Quoting Scott Aaronson's post: As I said above, at the time McGeoch and Wang’s paper was released to the media [...] the “highly tuned implementation” of simulated annealing that they ask for had already been written and tested, and the result was that it outperformed the D-Wave machine on all instance sizes tested. In other words, their comparison to CPLEX had already been superseded by a much more informative comparison—one that gave the “opposite” result—before it ever became public. For obvious reasons, most press reports have simply ignored this fact.

[1] http://www.newscientist.com/article/dn23519-commercial-quant...

[2] https://news.ycombinator.com/item?id=5697619




Geordie's (Dwave's CTO) rebuttal: [1]

"The majority of that post is simply factually incorrect.

I used to find this stuff vaguely amusing in an irritating kind of way. Now I just find it boring and I wonder why anyone listens to a guy who’s been wrong exactly 100% of the time about everything. Update your priors, people!!

If you want to know what’s really going on, listen to the real experts. Like Hartmut. [2]"

[1] http://dwave.wordpress.com/2013/05/08/first-ever-head-to-hea...

[2] http://googleresearch.blogspot.ca/2013/05/launching-quantum-...


[1] Contains no explanation about how Aaronson is 100% wrong. It is pure FUD. He won't actually argue points because that would allow Aaronson to rebut his rebuttal.

[2] has little information, and no numbers, or comparisons to other techniques. All it says is "Quantum Computing is Cool! And we're working on NP hard problems." It does say that they have a quantum computer from Dwave, but they make no claims as to it's actual power.

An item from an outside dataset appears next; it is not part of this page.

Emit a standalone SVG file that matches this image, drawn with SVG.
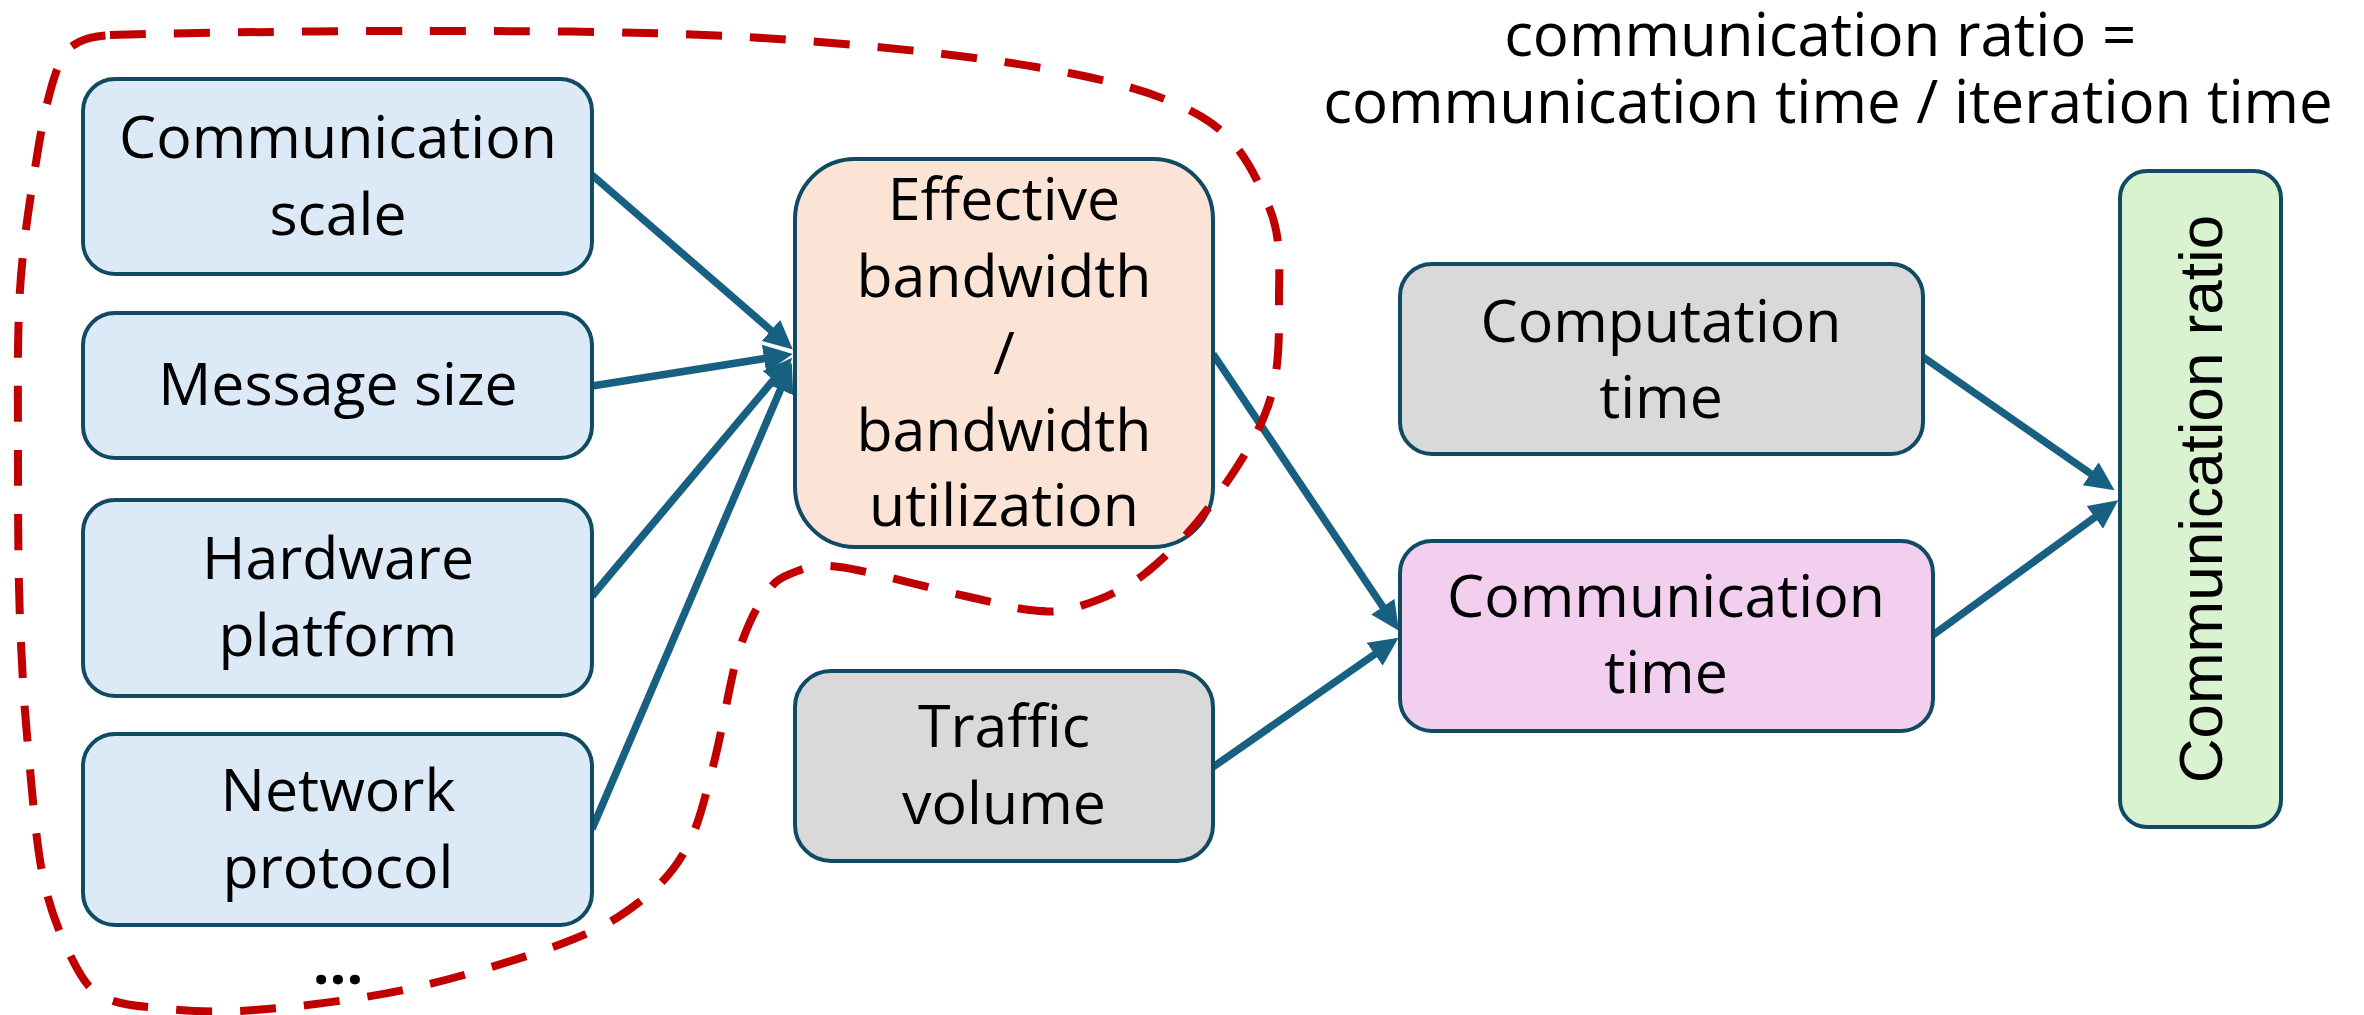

Adding emphasis to the main objectives from [2] "to study how quantum computing might advance machine learning." They're still researching things. [1] is a clear attempt to leverage the respectability of Google without actually addressing Aaronson's points.


How was Aaronson was 100% wrong before -

http://nextbigfuture.com/2013/05/aaronson-intuition-about-wh...

http://www.scottaaronson.com/blog/?p=306

"Even if D-Wave managed to build (say) a coherent 1,024-qubit machine satisfying all of its design specs, it’s not obvious it would outperform a classical computer on any problem of practical interest. This is true both because of the inherent limitations of the adiabatic algorithm, and because of specific concerns about the Ising spin graph problem. On the other hand, it’s also not obvious that such a machine wouldn’t outperform a classical computer on some practical problems. The experiment would be an interesting one! Of course, this uncertainty — combined with the more immediate uncertainties about whether D-Wave can build such a machine at all, and indeed, about whether they can even produce two-qubit entanglement — also means that any talk of “lining up customers” is comically premature."

* Dwave built the machines * Aaronson concedes that Dwave has achieved entanglement with a quantum annealing system for its full 512 qubits. * there were two big sales (Lockheed, Google)

My own prediction from 2006 http://longbets.org/266/

There will be a quantum computer with over 100 qubits of processing capability sold either as a hardware system or whose use is made available as a commercial service by Dec 31, 2010.

128 qubit system was sold in 2010. Quantum entangled annealing is proven in the USC paper of the 128 qubit system that was sold.


Also the funny part is that there are many nice ML algos that do not need harsh optimisations or even do not need optimisation at all (see random ferns for instance). Thus it might be hype for hype.


The 3600x speedup is correct. You can't compare the 'exact' solution of the D-Wave problem in the d-wave machine with a probabilistic algorithm like Simmulated Annealing. Sure, in practice you're using the approximate algos, with their comparable speedup.

I think the "skeptics" will bash D-Wave until, but probably after their systems are running circles around traditional computing.


Actually the D-Wave machine is also probabilistic.